Sunday, September 6, 2009

lost friendship...still dreamt abt my bst friend....

For the longest time we haven't spoken to each other. Maybe it was your arrogance that made me believe you didn't care about me. Or maybe it was the coldness I gave you as a response to your arrogance. I guess deciding whose fault is useless now because all I know is that things aren't what they used to and will probably remain that way. You may never know how much I loved our friendship. So when everything changed, I was dragged into a deep depression and hated you with a passion. How could have I lost my best friend? I know you always felt we had contrary thoughts & Secretly, you knew I knew. But we never spoke about it. I liked the fact that it never got in the way of our friendship. And now I wonder what horrible thing happened that made you ruin it for the both of us.

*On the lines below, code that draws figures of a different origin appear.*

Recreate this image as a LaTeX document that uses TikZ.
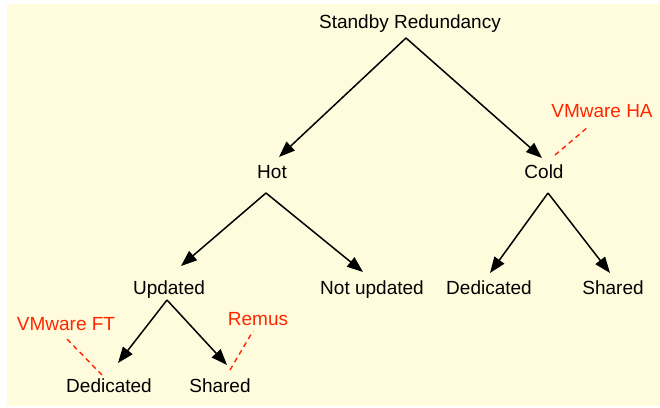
\documentclass[tikz,border=0pt]{standalone}
\usepackage{fontspec}
\setmainfont{Liberation Sans}
\usetikzlibrary{arrows.meta}
\definecolor{bgyellow}{RGB}{255,252,221}
\definecolor{labred}{RGB}{255,38,0}
\begin{document}
\begin{tikzpicture}[x=1pt,y=-1pt,
  lbl/.style={font=\fontsize{19}{23}\selectfont, inner sep=0pt, anchor=base},
  redlbl/.style={lbl, text=labred},
  arr/.style={line width=1.5pt, -{Triangle[length=16pt,width=12pt]}},
  note/.style={draw=labred, line width=1.4pt, dash pattern=on 5pt off 4pt}]
\useasboundingbox (0,0) rectangle (660,407);
\fill[bgyellow] (7,4) rectangle (660,406);
% nodes
\node[lbl] (root) at (410,28) {Standby Redundancy};
\node[lbl] (hot) at (272,178) {Hot};
\node[lbl] (cold) at (544,178) {Cold};
\node[lbl] (upd) at (169,294) {Updated};
\node[lbl] (notupd) at (372,294) {Not updated};
\node[lbl] (cded) at (489,294) {Dedicated};
\node[lbl] (cshr) at (613,294) {Shared};
\node[lbl] (uded) at (109,392) {Dedicated};
\node[lbl] (ushr) at (220,392) {Shared};
\node[redlbl] (ha) at (602,117) {VMware HA};
\node[redlbl] (ft) at (66,330) {VMware FT};
\node[redlbl] (remus) at (258,325) {Remus};
% connector points
\coordinate (rootout) at (406,38);
\coordinate (hotin) at (279,157);
\coordinate (coldin) at (542,158);
\coordinate (hotout) at (266,193);
\coordinate (updin) at (181,266);
\coordinate (notupdin) at (363,272);
\coordinate (coldout) at (548,193);
\coordinate (cdedin) at (490,273);
\coordinate (cshrin) at (610,273);
\coordinate (updout) at (167,300);
\coordinate (udedin) at (118,363);
\coordinate (ushrin) at (227,365);
% arrows
\draw[arr] (rootout) -- (hotin);
\draw[arr] (rootout) -- (coldin);
\draw[arr] (hotout) -- (updin);
\draw[arr] (hotout) -- (notupdin);
\draw[arr] (coldout) -- (cdedin);
\draw[arr] (coldout) -- (cshrin);
\draw[arr] (updout) -- (udedin);
\draw[arr] (updout) -- (ushrin);
% annotation lines
\coordinate (haend) at (588,127);
\coordinate (hastart) at (555,155);
\coordinate (ftend) at (65,337);
\coordinate (ftstart) at (102,375);
\coordinate (remend) at (253,331);
\coordinate (remstart) at (230,370);
\draw[note] (hastart) -- (haend);
\draw[note] (ftstart) -- (ftend);
\draw[note] (remstart) -- (remend);
\end{tikzpicture}
\end{document}
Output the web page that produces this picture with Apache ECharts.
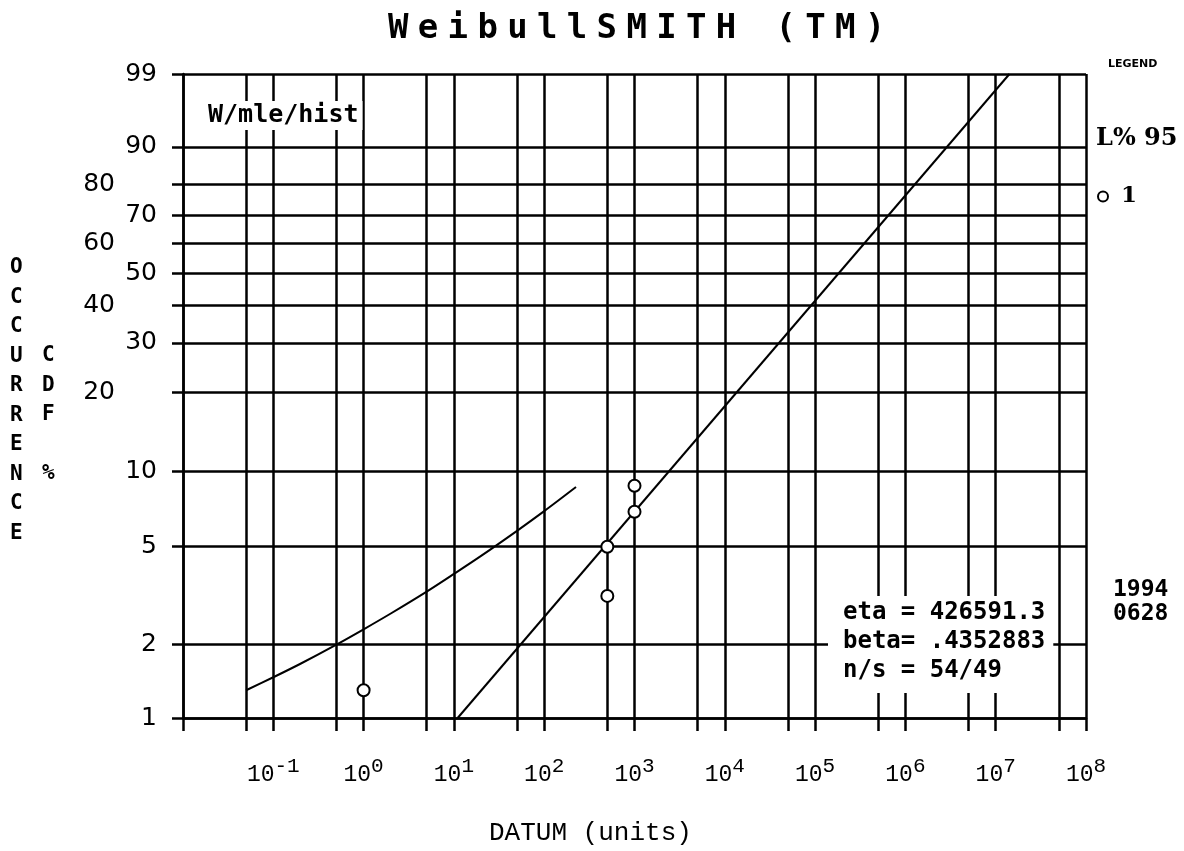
<!DOCTYPE html>
<html><head><meta charset="utf-8">
<script src="https://cdn.jsdelivr.net/npm/echarts@6/dist/echarts.min.js"></script>
<style>html,body{margin:0;padding:0;background:#fff}#c{width:1184px;height:851px}</style>
</head><body><div id="c"></div>
<script>
// ---- data ----
const titleText = 'WeibullSMITH (TM)';
const xGridValues = [0.01,0.05,0.1,0.5,1,5,10,50,100,500,1000,5000,1e4,5e4,1e5,5e5,1e6,5e6,1e7,5e7,1e8];
const xLabelValues = [0.1,1,10,100,1000,1e4,1e5,1e6,1e7,1e8];
const yTickPercents = [1,2,5,10,20,30,40,50,60,70,80,90,99];
const yLeftColumn = [80,60,40,20];
const fitX = [11, 1.42e7];
const fitP = [1, 99];
const curveX = [0.05,0.1,0.2,0.5,1,2,5,10,20,50,100,225];
const curveP = [1.30,1.47,1.67,2.00,2.31,2.68,3.29,3.88,4.59,5.79,6.94,8.65];
const pointsX = [1,500,500,1000,1000];
const pointsP = [1.3,3.16,5.0,6.9,8.75];
const statsLines = ['eta = 426591.3','beta= .4352883','n/s = 54/49'];

// Weibull probability scale (axis transform)
const wb = p => Math.log(-Math.log(1 - p/100));
const unwb = v => 100*(1 - Math.exp(-Math.exp(v)));

const chart = echarts.init(document.getElementById('c'), null, {renderer:'canvas'});
const black = '#000';
const LW = 2.5;
const titleRich = titleText.split('').map(ch => '{c|' + ch + '}').join('');
const option = {
  backgroundColor:'#fff',
  animation:false,
  legend:{show:true, left:1092, top:180, orient:'vertical', itemWidth:10, itemHeight:10,
    data:[{name:'1', icon:'circle', itemStyle:{color:'#fff', borderColor:black, borderWidth:2}}],
    textStyle:{fontFamily:'DejaVu Serif', fontWeight:'bold', fontSize:23, color:black, padding:[0,0,0,8]}},
  grid:{left:183, right:98, top:74, bottom:133, containLabel:false},
  xAxis:{type:'log', logBase:10, min:0.01, max:1e8,
    axisLine:{show:true, onZero:false, lineStyle:{color:black, width:LW}},
    axisTick:{show:true, length:13, inside:false, customValues:xGridValues, lineStyle:{color:black, width:LW}},
    splitLine:{show:true, lineStyle:{color:black, width:LW}},
    axisLabel:{customValues:xLabelValues, margin:38,
      formatter:v=>{const e=Math.round(Math.log10(v)); return '{b|10}{s|'+e+'}';},
      rich:{b:{fontFamily:'Liberation Mono', fontSize:23, color:black, verticalAlign:'bottom', lineHeight:30},
            s:{fontFamily:'Liberation Mono', fontSize:21, color:black, verticalAlign:'bottom', lineHeight:30, padding:[0,0,9,0]}}}
  },
  yAxis:{type:'value', min:wb(1), max:wb(99),
    axisLine:{show:true, onZero:false, lineStyle:{color:black, width:LW}},
    axisTick:{show:true, length:11, inside:false, customValues:yTickPercents.map(wb), lineStyle:{color:black, width:LW}},
    splitLine:{show:true, lineStyle:{color:black, width:LW}},
    axisLabel:{customValues:yTickPercents.map(wb), margin:26,
      formatter:v=>{const p=Math.round(unwb(v)); return yLeftColumn.indexOf(p)>=0 ? '{l|'+p+'}' : '{r|'+p+'}';},
      rich:{r:{fontFamily:'DejaVu Sans', fontSize:25, color:black},
            l:{fontFamily:'DejaVu Sans', fontSize:25, color:black, padding:[0,42,0,0]}}}
  },
  series:[
    {type:'line', name:'fit', data:fitX.map((x,i)=>[x, wb(fitP[i])]), symbol:'none',
      lineStyle:{color:black, width:2}, z:3},
    {type:'line', name:'bound', data:curveX.map((x,i)=>[x, wb(curveP[i])]), symbol:'none', smooth:0.3,
      lineStyle:{color:black, width:2}, z:3},
    {type:'scatter', name:'1', data:pointsX.map((x,i)=>[x, wb(pointsP[i])]), symbol:'circle', symbolSize:12,
      itemStyle:{color:'#fff', borderColor:black, borderWidth:2, opacity:1}, z:5}
  ],
  graphic:[
    {type:'text', left:388, top:12, style:{text:titleRich,
      rich:{c:{width:29.8, align:'center', fontFamily:'DejaVu Sans Mono', fontWeight:'bold', fontSize:34, fill:black}}}},
    {type:'text', left:1108, top:59, style:{text:'LEGEND', font:'bold 11px "DejaVu Sans"', fill:black}},
    {type:'text', left:1096, top:127, style:{text:'L% 95', font:'bold 24px "DejaVu Serif"', fill:black}},
    {type:'text', left:1113, top:578, style:{text:'1994\n0628', font:'bold 23px "DejaVu Sans Mono"', lineHeight:24, fill:black}},
    {type:'text', left:200, top:101, z:100, style:{text:'W/mle/hist', font:'bold 25px "DejaVu Sans Mono"', fill:black,
      backgroundColor:'#fff', padding:[2,4,2,8]}},
    {type:'text', left:828, top:596, z:100, style:{text:statsLines.join('\n'),
      font:'bold 24px "DejaVu Sans Mono"', lineHeight:29, fill:black, backgroundColor:'#fff', padding:[2,8,8,15]}},
    {type:'text', left:10, top:253, style:{text:'O\nC\nC\nU\nR\nR\nE\nN\nC\nE', font:'bold 21px "DejaVu Sans Mono"', lineHeight:29.5, fill:black}},
    {type:'text', left:42, top:341, style:{text:'C\nD\nF\n\n%', font:'bold 21px "DejaVu Sans Mono"', lineHeight:29.5, fill:black}},
    {type:'text', left:489, top:820, style:{text:'DATUM (units)', font:'26px "Liberation Mono"', fill:black}}
  ]
};
chart.setOption(option);
</script></body></html>
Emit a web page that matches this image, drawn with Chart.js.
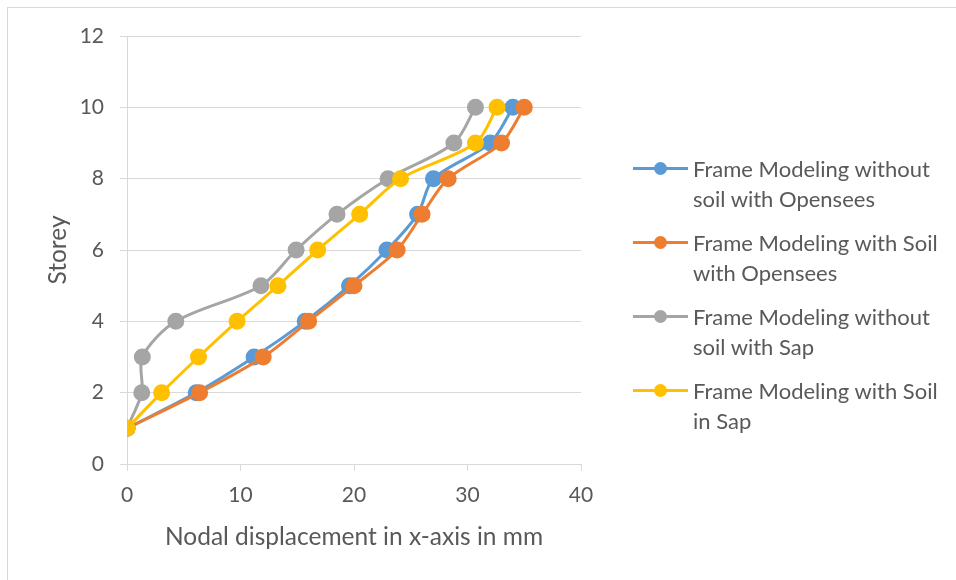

But maybe you'll be happy to know that I had a dream about you last night. It made me so happy, my first thought was to write it down. In my dream, we were both talking. I can't quite remember how it began, but I remember us walking through the mall. What were we doing at the mall? I do not even know. They say dreams are the path to your subconscious mind, but I really don't understand how a mall would be applicable to this. Continuing with the dream... it was the first time I had seen you in a very long time so I decided to talk to you out of politeness. It was small talk; "So how have you been doing?" "How's so and so?". Wow...you were so different than from what I remembered. We sat down on a bench. I guess the awkward silence that followed made you ask something about my religion. You always knew me as the girl who was deeply religious and so you knew I'd easily break the silence trying to explain these things to you. I began talking crazily, about this and that, that and this-I honestly don't even remember what I said. But I was so into explaining such concepts that to you my eyes kept wandering as though there was too much to explain at once. As I kept rambling, I heard you chuckle. I looked at you in confusion and I saw you smiling at me.

You smiled at me as if you were saying, "I missed you". It was at that moment when I saw the old you. So I smiled back.